Monthly Coffee Chart

Coffee futures have not only gone parabolic, but they are arguably vertical. The  Relative Strength Index on a monthly chart is approaching 85, an all-time high for the indicator in this particular commodity. Further, such an extreme reading on a monthly chart has only been reserved for the most asinine of rallies. In other words, it is rare. It has also been unsustainable in commodities. Yet, even if that proves to be accurate, emotional markets have no limits.

Coffee Monthly

The 2021/2022 coffee rally seems like child’s play compared to this one, but it eventually shaved a dollar a pound off the price of coffee before making another run. There are calls for 500 to 700 coffee; I do not believe in this outcome, but even if we see those levels, a 25% to 50% correction is par for the course. Nobody said the commodity business is easy.

Monthly Gold Chart

It took a while, but investors have finally concluded that Bitcoin and gold can go up together. It is no longer assumed that one is a substitute for the other or vice versa. However, as much as I fail to understand the value the marketplace has assigned Bitcoin (not the obviously valuable technology, but this particular coin itself), I will say there is some real value in the electronic liquidity of a non-tangible asset. Few fail to realize just how difficult it is to sell physical gold. I’ve spoken to individuals who have incrementally bought coins or bars for decades only to find that when the time comes to cash in on their wealth, it is expensive, inconvenient, and even costly to do so. For this reason, I’ve always advocated for gold futures over holding gold bars in your hand.
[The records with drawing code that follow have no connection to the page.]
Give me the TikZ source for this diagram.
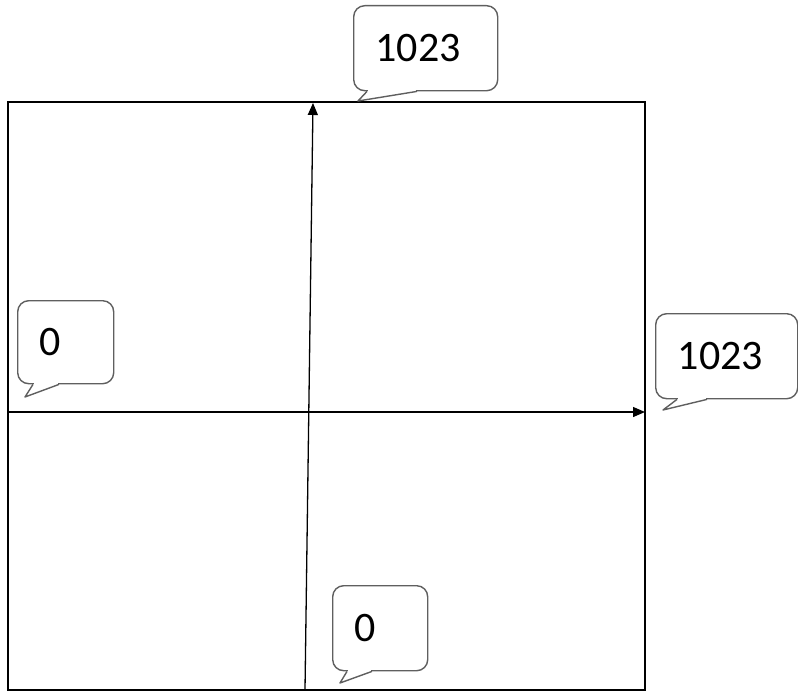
\documentclass[tikz,border=0pt]{standalone}
\usepackage{fontspec}
\setmainfont{Carlito}
\usepackage{tikz}
\usetikzlibrary{arrows.meta,calc,positioning}
\definecolor{bubblegray}{RGB}{95,95,95}

% tail of a speech bubble: node, left and right offset of the base, tip
\newcommand{\bubbletail}[4]{%
  \fill[white] ($(#1.south west)+(#2,0)$) -- (#4) -- ($(#1.south west)+(#3,0)$) -- cycle;
  \fill[white] ($(#1.south west)+(#2+1,-1.2)$) rectangle ($(#1.south west)+(#3-1,1.2)$);
  \draw[bubbleline] ($(#1.south west)+(#2,0)$) -- (#4) -- ($(#1.south west)+(#3,0)$);
}

\begin{document}
\begin{tikzpicture}[
        x=1pt, y=-1pt,
        bubbleline/.style={draw=bubblegray, line width=1.4pt, line join=round},
        bubble/.style 2 args={rectangle, rounded corners=11pt, bubbleline, fill=white,
            anchor=north west, text width=#1, minimum height=#2,
            inner xsep=22pt, inner ysep=0pt, align=left,
            font=\fontsize{42}{46}\selectfont},
        axis/.style={line width=1.3pt, -{Triangle[length=12pt,width=10pt]}}
    ]
        \useasboundingbox (0,0) rectangle (798,693);

        % square frame
        \coordinate (nw) at (8,102);
        \coordinate (se) at (645,690);
        \draw[line width=1.5pt] (nw) rectangle (se);

        % axes
        \coordinate (xstart) at (8,412);
        \coordinate (xend) at (645,412);
        \coordinate (ystart) at (305,690);
        \coordinate (yend) at (313,103);
        \draw[axis] (xstart) -- (xend);
        \draw[axis] (ystart) -- (yend);

        % labels
        \coordinate (toptip) at (358,101);
        \coordinate (lefttip) at (25,397);
        \coordinate (righttip) at (663,410);
        \coordinate (bottip) at (340,683);

        \node[bubble={100pt}{85pt}] (ymax) at (353,5) {1023};
        \bubbletail{ymax}{14}{64}{toptip}
        \node[bubble={52pt}{83pt}] (xmin) at (17,300) {0};
        \bubbletail{xmin}{16}{42}{lefttip}
        \node[bubble={98pt}{85pt}] (xmax) at (655,313) {1023};
        \bubbletail{xmax}{22}{52}{righttip}
        \node[bubble={51pt}{85pt}] (ymin) at (332,585) {0};
        \bubbletail{ymin}{15}{40}{bottip}
    \end{tikzpicture}
\end{document}
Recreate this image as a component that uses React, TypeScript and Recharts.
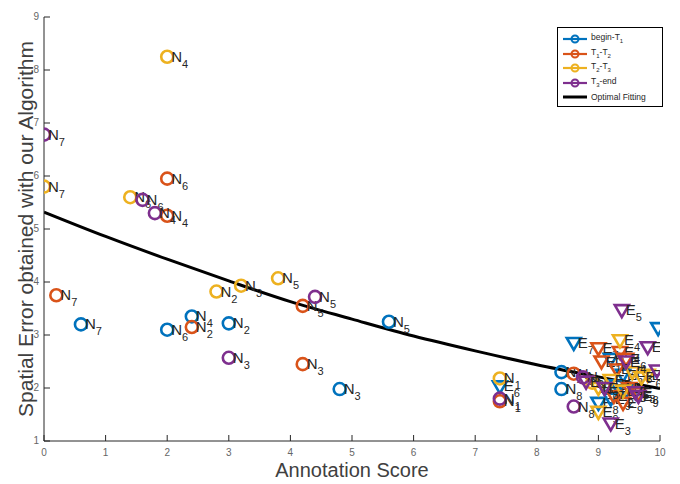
import React from 'react';
import { ComposedChart, Scatter, Line, XAxis, YAxis } from 'recharts';

const xTicks = [0, 1, 2, 3, 4, 5, 6, 7, 8, 9, 10];
const yTicks = [1, 2, 3, 4, 5, 6, 7, 8, 9];

// [label, x, y]  N = circle, E = down triangle
const beginT1: [string, number, number][] = [
  ['N7', 0.6, 3.2], ['N6', 2.0, 3.1], ['N4', 2.4, 3.35], ['N2', 3.0, 3.22], ['N3', 4.8, 1.98],
  ['N5', 5.6, 3.25], ['N1', 8.4, 2.3], ['N8', 8.4, 1.98],
  ['E6', 7.4, 2.03], ['E7', 8.6, 2.85], ['E4', 9.97, 3.13], ['E1', 9.2, 2.55], ['E8', 9.0, 1.72],
  ['E2', 9.4, 2.25], ['E3', 9.45, 1.95], ['E5', 9.3, 2.05], ['E9', 9.2, 1.8],
];
const t1T2: [string, number, number][] = [
  ['N7', 0.2, 3.75], ['N6', 2.0, 5.95], ['N4', 2.0, 5.25], ['N2', 2.4, 3.15], ['N5', 4.2, 3.55],
  ['N3', 4.2, 2.45], ['N1', 7.4, 1.75], ['N8', 8.6, 2.27],
  ['E7', 9.0, 2.75], ['E1', 9.05, 2.5], ['E4', 9.35, 2.68], ['E6', 9.45, 2.55], ['E3', 9.3, 2.35],
  ['E5', 9.5, 2.0], ['E2', 9.25, 1.85], ['E9', 9.4, 1.72], ['E8', 9.65, 1.9],
];
const t2T3: [string, number, number][] = [
  ['N7', 0.0, 5.8], ['N6', 1.4, 5.6], ['N4', 2.0, 8.25], ['N2', 2.8, 3.82], ['N3', 3.2, 3.93],
  ['N5', 3.8, 4.07], ['N1', 7.4, 2.18], ['N8', 8.9, 2.1],
  ['E4', 9.35, 2.9], ['E5', 9.8, 2.25], ['E1', 9.2, 2.15], ['E8', 9.0, 2.0], ['E9', 9.0, 1.55],
  ['E3', 9.55, 2.3], ['E6', 9.7, 2.2], ['E2', 9.4, 1.95],
];
const t3End: [string, number, number][] = [
  ['N7', 0.0, 6.78], ['N6', 1.6, 5.55], ['N4', 1.8, 5.3], ['N3', 3.0, 2.57], ['N5', 4.4, 3.72],
  ['N1', 7.4, 1.8], ['N8', 8.6, 1.65], ['N2', 8.75, 2.2],
  ['E5', 9.38, 3.47], ['E6', 9.8, 2.77], ['E2', 9.95, 2.33], ['E3', 9.2, 1.33], ['E1', 8.8, 2.12],
  ['E8', 9.6, 1.92], ['E4', 9.45, 2.5], ['E7', 9.1, 2.0], ['E9', 9.65, 1.85],
];

const fitX = [0, 1, 2, 3, 4, 5, 6, 7, 8, 9, 10];
const fitY = [5.32, 4.86, 4.43, 4.02, 3.63, 3.3, 2.98, 2.7, 2.44, 2.21, 1.99];

const seriesNames = ['begin-T1', 'T1-T2', 'T2-T3', 'T3-end'];
const colors = ['#0072BD', '#D95319', '#EDB120', '#7E2F8E'];

const toPts = (arr: [string, number, number][]) => arr.map(([l, x, y]) => ({ l, x, y }));
const fitData = fitX.map((x, i) => ({ x, y: fitY[i] }));

const FONT = '"Liberation Sans", Arial, sans-serif';

const makeShape = (color: string) => (props: any) => {
  const { cx, cy, payload } = props;
  const lab: string = payload.l;
  const letter = lab[0];
  const sub = lab.slice(1);
  const marker = letter === 'N'
    ? <circle cx={cx} cy={cy} r={6} fill="none" stroke={color} strokeWidth={2.6} />
    : <polygon points={`${cx - 7},${cy - 5} ${cx + 7},${cy - 5} ${cx},${cy + 7}`} fill="none" stroke={color} strokeWidth={2.6} strokeLinejoin="miter" />;
  return (
    <g>
      {marker}
      <text x={cx + 4} y={cy + 5} fontFamily={FONT} fontSize={15} fill="#262626">
        {letter}
        <tspan fontSize={11} dy={6}>{sub}</tspan>
      </text>
    </g>
  );
};

const XTick = (props: any) => {
  const { x, y, payload } = props;
  return (
    <g>
      <line x1={x} y1={y} x2={x} y2={y - 6} stroke="#262626" strokeWidth={1} />
      <text x={x} y={y + 15} textAnchor="middle" fontFamily={FONT} fontSize={10} fill="#666">{payload.value}</text>
    </g>
  );
};
const YTick = (props: any) => {
  const { x, y, payload } = props;
  return (
    <g>
      <line x1={x} y1={y} x2={x + 6} y2={y} stroke="#262626" strokeWidth={1} />
      <text x={x - 5} y={y + 3} textAnchor="end" fontFamily={FONT} fontSize={10} fill="#666">{payload.value}</text>
    </g>
  );
};
const XTopTick = (props: any) => {
  const { x, y } = props;
  return <line x1={x} y1={y} x2={x} y2={y + 6} stroke="#262626" strokeWidth={1} />;
};
const YRightTick = (props: any) => {
  const { x, y } = props;
  return <line x1={x} y1={y} x2={x - 6} y2={y} stroke="#262626" strokeWidth={1} />;
};

const LegendBox = () => {
  const sub = (t: string) => <sub style={{ fontSize: 6 }}>{t}</sub>;
  const items = [
    { c: colors[0], node: <>begin-T{sub('1')}</> },
    { c: colors[1], node: <>T{sub('1')}-T{sub('2')}</> },
    { c: colors[2], node: <>T{sub('2')}-T{sub('3')}</> },
    { c: colors[3], node: <>T{sub('3')}-end</> },
  ];
  return (
    <div style={{ position: 'absolute', left: 557, top: 27, width: 106, height: 80, border: '1px solid #000', background: '#fff', fontFamily: FONT, fontSize: 8.5, color: '#262626', boxSizing: 'border-box', padding: '4px 0 0 4px' }}>
      {items.map((it, i) => (
        <div key={i} style={{ display: 'flex', alignItems: 'center', height: 14.5 }}>
          <svg width={26} height={10} style={{ marginRight: 3 }}>
            <line x1={1} y1={5} x2={25} y2={5} stroke={it.c} strokeWidth={2.2} />
            <circle cx={13} cy={5} r={3.5} fill="none" stroke={it.c} strokeWidth={2} />
          </svg>
          <span style={{ lineHeight: '10px' }}>{it.node}</span>
        </div>
      ))}
      <div style={{ display: 'flex', alignItems: 'center', height: 14.5 }}>
        <svg width={26} height={10} style={{ marginRight: 3 }}>
          <line x1={1} y1={5} x2={25} y2={5} stroke="#000" strokeWidth={3} />
        </svg>
        <span>Optimal Fitting</span>
      </div>
    </div>
  );
};

export default function App() {
  const all = [beginT1, t1T2, t2T3, t3End];
  return (
    <div style={{ position: 'absolute', left: 0, top: 0, width: 680, height: 484, background: '#fff' }}>
      <ComposedChart width={680} height={484} margin={{ top: 17, right: 20, bottom: 0, left: 14 }}>
        <XAxis xAxisId="b" type="number" dataKey="x" domain={[0, 10]} ticks={xTicks} allowDataOverflow
          tick={<XTick />} tickLine={false} tickSize={0} tickMargin={0} height={43}
          axisLine={{ stroke: '#262626' }}
          label={{ value: 'Annotation Score', position: 'insideBottom', offset: 7, style: { fontFamily: FONT, fontSize: 20, fill: '#404040' } }} />
        <XAxis xAxisId="t" orientation="top" type="number" dataKey="x" domain={[0, 10]} ticks={xTicks}
          tick={<XTopTick />} tickLine={false} tickSize={0} tickMargin={0} height={0} axisLine={{ stroke: '#262626' }} />
        <YAxis yAxisId="l" type="number" dataKey="y" domain={[1, 9]} ticks={yTicks} allowDataOverflow
          tick={<YTick />} tickLine={false} tickSize={0} tickMargin={0} width={30}
          axisLine={{ stroke: '#262626' }}
          label={{ value: 'Spatial Error obtained with our Algorithm', angle: -90, position: 'insideLeft', offset: 12, style: { textAnchor: 'middle', fontFamily: FONT, fontSize: 21, fill: '#404040' } }} />
        <YAxis yAxisId="r" orientation="right" type="number" dataKey="y" domain={[1, 9]} ticks={yTicks}
          tick={<YRightTick />} tickLine={false} tickSize={0} tickMargin={0} width={0} axisLine={{ stroke: '#262626' }} />
        {all.map((s, i) => (
          <Scatter key={i} name={seriesNames[i]} data={toPts(s)} xAxisId="b" yAxisId="l"
            fill={colors[i]} shape={makeShape(colors[i])} isAnimationActive={false} />
        ))}
        <Line data={fitData} dataKey="y" xAxisId="b" yAxisId="l" type="monotone" stroke="#000" strokeWidth={3} dot={false} activeDot={false} isAnimationActive={false} />
      </ComposedChart>
      <LegendBox />
    </div>
  );
}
Rolling over expiring contracts isn’t ideal, but neither are storage costs, delivery costs, and massive price slippage to liquidate.

Gold Monthly

The RSI on a monthly gold chart is near 80, which portrays an overheated market. This alone isn’t enough to turn prices, but the fact that speculators have likely already bought what they can and will buy, and interest-yielding Treasuries will attract safety inflows, should start working against the metal.

Gold vs. 10-year Note

Bottom Line

It is no secret that electronic and algorithmic trading has changed the landscape. Markets move faster and further than ever before on less news, which can also be attributed to unprecedented growth in the money supply. Nevertheless, macro market cycles persist despite the higher volatility. As long as this continues, high commodity prices will eventually cure high commodity prices, and high interest rates will eventually be a drag on gold.